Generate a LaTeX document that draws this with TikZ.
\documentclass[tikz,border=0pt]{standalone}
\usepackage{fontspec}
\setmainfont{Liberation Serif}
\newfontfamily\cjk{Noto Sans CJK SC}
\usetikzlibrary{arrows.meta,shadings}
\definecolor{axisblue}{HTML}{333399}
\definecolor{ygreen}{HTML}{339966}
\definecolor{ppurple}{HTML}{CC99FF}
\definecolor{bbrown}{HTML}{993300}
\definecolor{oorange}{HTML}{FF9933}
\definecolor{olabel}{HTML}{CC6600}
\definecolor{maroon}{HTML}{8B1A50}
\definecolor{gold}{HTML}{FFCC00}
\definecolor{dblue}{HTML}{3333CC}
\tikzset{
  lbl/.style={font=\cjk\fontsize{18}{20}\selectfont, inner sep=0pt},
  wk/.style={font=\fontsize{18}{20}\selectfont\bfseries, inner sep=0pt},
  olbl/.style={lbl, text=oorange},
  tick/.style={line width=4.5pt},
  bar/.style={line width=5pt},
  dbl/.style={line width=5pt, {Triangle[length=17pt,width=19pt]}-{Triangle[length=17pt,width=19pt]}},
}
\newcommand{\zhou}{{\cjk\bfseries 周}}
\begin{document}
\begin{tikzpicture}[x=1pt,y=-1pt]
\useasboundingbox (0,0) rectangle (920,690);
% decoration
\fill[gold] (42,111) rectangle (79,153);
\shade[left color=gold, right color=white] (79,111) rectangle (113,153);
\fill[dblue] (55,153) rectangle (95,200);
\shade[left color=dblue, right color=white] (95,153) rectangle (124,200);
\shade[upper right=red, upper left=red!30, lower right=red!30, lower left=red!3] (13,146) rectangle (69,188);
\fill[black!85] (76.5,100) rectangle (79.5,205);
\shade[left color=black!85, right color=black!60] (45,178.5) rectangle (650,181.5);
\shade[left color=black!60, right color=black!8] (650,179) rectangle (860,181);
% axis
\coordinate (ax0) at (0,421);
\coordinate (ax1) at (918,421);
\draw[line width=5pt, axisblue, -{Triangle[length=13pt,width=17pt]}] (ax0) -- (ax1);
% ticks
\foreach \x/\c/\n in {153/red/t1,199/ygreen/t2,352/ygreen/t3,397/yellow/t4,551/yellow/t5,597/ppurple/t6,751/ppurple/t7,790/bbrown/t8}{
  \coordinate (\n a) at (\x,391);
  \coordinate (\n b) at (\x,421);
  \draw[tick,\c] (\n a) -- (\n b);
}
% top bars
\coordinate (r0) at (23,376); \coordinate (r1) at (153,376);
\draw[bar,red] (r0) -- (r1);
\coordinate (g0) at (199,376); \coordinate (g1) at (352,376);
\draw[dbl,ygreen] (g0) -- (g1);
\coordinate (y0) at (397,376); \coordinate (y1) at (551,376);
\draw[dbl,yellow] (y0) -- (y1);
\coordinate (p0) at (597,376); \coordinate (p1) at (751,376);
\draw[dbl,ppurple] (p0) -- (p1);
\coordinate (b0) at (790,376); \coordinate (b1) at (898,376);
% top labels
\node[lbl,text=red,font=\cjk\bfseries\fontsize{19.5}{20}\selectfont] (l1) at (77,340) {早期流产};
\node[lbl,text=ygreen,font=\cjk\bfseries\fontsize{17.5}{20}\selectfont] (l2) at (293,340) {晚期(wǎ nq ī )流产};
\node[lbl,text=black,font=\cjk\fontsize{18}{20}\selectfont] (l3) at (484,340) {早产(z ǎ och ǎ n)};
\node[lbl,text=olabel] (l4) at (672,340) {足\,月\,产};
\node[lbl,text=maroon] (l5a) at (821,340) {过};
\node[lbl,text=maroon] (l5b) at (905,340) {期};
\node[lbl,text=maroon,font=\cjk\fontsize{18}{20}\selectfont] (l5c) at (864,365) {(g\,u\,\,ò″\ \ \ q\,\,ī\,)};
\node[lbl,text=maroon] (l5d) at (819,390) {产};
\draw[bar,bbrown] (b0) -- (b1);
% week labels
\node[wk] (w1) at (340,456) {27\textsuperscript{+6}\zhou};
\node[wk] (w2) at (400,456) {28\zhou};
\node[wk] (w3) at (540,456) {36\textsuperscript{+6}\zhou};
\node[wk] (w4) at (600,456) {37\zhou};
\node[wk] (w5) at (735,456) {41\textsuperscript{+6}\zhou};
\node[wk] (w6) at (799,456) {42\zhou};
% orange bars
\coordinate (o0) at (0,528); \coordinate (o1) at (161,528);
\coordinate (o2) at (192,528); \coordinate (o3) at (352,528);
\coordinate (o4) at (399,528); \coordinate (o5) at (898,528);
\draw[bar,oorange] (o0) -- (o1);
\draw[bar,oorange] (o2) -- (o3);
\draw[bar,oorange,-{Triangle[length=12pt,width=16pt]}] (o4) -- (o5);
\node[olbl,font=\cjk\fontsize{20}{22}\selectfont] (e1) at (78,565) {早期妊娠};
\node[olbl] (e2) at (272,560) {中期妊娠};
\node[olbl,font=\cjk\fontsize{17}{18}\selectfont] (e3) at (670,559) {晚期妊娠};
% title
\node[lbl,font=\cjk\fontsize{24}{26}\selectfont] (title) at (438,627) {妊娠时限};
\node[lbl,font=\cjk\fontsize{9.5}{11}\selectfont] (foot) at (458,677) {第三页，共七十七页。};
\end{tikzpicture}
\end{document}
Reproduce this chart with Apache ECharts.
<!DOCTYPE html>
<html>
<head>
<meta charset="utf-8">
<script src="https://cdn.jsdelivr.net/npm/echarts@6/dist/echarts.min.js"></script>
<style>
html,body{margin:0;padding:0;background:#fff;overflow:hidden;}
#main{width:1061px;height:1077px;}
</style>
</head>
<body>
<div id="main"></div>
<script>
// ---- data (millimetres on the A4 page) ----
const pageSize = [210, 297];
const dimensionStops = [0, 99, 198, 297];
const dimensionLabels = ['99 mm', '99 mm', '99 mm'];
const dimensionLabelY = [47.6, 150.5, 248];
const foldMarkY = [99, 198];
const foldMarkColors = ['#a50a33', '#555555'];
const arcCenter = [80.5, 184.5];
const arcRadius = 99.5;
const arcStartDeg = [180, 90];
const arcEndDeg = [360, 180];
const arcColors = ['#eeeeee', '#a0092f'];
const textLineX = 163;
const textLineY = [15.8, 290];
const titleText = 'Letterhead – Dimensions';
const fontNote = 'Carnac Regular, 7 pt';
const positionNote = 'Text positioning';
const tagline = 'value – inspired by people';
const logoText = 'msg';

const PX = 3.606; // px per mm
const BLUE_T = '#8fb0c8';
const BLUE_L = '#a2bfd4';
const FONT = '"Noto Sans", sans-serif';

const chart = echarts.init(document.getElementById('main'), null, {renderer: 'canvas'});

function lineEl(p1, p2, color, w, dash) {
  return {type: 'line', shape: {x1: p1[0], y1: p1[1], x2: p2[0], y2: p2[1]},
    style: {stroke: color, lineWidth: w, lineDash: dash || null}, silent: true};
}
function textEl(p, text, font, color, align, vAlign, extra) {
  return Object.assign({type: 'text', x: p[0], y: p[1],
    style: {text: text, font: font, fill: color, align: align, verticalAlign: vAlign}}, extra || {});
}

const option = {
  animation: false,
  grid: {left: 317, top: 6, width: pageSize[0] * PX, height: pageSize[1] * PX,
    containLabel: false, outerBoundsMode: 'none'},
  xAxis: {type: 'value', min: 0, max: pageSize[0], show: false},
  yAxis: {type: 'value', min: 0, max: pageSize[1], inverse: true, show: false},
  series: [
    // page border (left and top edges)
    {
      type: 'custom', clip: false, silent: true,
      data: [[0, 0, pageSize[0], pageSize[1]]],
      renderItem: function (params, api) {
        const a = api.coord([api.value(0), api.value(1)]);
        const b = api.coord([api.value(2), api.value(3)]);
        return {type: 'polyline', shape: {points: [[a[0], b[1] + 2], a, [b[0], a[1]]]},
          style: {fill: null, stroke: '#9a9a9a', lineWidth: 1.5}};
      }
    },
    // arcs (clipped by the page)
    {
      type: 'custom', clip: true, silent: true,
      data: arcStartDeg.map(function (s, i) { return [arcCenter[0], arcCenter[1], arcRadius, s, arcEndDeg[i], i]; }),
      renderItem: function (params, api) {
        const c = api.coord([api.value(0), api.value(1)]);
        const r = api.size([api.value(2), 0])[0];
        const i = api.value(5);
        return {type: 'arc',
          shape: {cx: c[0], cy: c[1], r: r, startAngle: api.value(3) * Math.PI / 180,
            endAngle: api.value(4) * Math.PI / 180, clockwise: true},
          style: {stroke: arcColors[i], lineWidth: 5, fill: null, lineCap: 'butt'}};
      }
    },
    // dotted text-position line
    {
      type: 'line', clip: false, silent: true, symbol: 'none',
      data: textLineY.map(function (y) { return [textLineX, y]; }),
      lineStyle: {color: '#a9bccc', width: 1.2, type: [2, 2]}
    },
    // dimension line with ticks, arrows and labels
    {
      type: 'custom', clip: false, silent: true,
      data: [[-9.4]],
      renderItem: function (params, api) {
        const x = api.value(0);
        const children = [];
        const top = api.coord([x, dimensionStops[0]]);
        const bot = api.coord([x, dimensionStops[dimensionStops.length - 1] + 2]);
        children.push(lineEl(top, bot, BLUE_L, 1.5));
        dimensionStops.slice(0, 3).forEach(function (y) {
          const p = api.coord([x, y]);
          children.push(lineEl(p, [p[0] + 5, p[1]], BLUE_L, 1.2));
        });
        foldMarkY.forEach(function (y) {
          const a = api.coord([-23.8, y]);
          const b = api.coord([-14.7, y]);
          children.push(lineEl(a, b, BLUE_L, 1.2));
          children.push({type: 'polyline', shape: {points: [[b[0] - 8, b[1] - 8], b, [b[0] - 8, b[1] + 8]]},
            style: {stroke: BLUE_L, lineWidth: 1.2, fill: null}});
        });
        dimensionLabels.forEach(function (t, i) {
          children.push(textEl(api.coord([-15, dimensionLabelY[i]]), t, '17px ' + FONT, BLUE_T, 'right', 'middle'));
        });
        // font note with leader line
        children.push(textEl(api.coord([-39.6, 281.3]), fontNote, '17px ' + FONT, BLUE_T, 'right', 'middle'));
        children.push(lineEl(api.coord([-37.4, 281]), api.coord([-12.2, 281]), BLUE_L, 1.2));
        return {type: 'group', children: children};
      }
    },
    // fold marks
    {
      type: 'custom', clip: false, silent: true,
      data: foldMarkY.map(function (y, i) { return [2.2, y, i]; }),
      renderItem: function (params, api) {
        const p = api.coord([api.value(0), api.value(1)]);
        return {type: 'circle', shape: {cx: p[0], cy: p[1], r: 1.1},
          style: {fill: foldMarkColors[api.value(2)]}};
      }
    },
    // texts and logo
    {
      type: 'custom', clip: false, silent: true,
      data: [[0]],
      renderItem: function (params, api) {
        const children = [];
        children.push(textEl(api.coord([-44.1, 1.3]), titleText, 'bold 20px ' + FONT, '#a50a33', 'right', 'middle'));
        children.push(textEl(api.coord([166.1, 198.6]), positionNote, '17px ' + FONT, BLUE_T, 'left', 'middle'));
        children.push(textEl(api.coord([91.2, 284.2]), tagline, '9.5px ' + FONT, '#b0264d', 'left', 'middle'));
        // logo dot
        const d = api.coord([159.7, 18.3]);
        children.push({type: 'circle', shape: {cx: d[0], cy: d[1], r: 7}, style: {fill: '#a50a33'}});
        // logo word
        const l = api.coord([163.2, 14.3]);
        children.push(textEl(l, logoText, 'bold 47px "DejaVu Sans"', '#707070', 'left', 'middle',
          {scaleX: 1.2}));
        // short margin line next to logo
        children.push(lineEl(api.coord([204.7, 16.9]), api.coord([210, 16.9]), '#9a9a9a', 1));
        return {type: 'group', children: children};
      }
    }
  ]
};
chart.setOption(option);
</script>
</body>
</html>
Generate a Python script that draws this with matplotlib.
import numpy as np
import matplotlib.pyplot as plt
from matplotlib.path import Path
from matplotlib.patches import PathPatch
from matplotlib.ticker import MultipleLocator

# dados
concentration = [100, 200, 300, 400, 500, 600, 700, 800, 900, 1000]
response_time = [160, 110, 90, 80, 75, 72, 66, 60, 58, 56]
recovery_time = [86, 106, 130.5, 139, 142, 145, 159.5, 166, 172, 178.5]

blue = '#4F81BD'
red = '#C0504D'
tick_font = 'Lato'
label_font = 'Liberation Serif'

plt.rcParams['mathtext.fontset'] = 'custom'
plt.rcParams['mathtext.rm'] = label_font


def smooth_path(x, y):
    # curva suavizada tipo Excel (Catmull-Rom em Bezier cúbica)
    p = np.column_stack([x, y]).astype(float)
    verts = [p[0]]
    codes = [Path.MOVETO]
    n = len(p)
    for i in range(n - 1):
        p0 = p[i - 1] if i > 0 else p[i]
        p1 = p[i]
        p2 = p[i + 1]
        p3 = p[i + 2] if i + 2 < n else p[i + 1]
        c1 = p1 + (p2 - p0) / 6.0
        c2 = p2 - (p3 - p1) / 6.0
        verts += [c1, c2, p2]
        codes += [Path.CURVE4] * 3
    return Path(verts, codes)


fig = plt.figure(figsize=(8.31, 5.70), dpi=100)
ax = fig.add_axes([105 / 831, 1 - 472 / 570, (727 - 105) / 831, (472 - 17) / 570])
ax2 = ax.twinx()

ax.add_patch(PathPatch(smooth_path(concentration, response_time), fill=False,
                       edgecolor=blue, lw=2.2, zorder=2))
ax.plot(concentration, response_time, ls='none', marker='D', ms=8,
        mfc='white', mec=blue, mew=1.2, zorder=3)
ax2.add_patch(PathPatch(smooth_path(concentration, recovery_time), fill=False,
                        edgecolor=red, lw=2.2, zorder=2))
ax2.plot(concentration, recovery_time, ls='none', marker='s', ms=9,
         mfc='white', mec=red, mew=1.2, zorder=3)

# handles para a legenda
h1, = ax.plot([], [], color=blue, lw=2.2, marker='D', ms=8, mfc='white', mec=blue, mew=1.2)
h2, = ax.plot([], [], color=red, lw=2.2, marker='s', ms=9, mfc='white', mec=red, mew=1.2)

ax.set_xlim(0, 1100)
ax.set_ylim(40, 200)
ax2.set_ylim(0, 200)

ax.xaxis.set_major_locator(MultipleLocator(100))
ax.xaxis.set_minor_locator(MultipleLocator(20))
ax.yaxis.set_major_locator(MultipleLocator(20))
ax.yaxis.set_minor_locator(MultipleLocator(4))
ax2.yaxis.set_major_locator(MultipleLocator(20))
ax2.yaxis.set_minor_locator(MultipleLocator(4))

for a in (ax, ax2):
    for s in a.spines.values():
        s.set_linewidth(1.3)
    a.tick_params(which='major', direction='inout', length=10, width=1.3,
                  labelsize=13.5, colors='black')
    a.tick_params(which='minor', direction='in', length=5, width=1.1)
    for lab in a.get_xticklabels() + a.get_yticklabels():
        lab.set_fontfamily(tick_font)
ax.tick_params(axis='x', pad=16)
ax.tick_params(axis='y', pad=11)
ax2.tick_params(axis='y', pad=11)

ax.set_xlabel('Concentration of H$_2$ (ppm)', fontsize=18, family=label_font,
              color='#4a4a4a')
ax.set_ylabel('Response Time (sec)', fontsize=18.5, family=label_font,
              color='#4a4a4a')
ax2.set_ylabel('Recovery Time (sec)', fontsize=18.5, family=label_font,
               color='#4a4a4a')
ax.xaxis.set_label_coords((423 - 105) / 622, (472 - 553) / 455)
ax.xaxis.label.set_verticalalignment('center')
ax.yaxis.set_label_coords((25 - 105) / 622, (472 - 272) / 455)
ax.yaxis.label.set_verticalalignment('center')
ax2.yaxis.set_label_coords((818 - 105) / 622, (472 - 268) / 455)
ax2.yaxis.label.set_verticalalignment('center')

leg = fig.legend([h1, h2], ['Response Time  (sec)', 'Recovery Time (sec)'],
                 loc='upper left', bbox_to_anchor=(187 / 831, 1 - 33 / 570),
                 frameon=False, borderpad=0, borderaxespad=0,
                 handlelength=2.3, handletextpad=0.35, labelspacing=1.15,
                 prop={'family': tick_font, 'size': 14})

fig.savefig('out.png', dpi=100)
───
#### [Requirements]
All lines above from the one containing "Generate a Python" to the one containing "label_font = 'Liberation Serif'" must be repeated exactly, both lines included, and no others.

#### [Solution for this exercise]
Generate a Python script that draws this with matplotlib.
import numpy as np
import matplotlib.pyplot as plt
from matplotlib.path import Path
from matplotlib.patches import PathPatch
from matplotlib.ticker import MultipleLocator

# dados
concentration = [100, 200, 300, 400, 500, 600, 700, 800, 900, 1000]
response_time = [160, 110, 90, 80, 75, 72, 66, 60, 58, 56]
recovery_time = [86, 106, 130.5, 139, 142, 145, 159.5, 166, 172, 178.5]

blue = '#4F81BD'
red = '#C0504D'
tick_font = 'Lato'
label_font = 'Liberation Serif'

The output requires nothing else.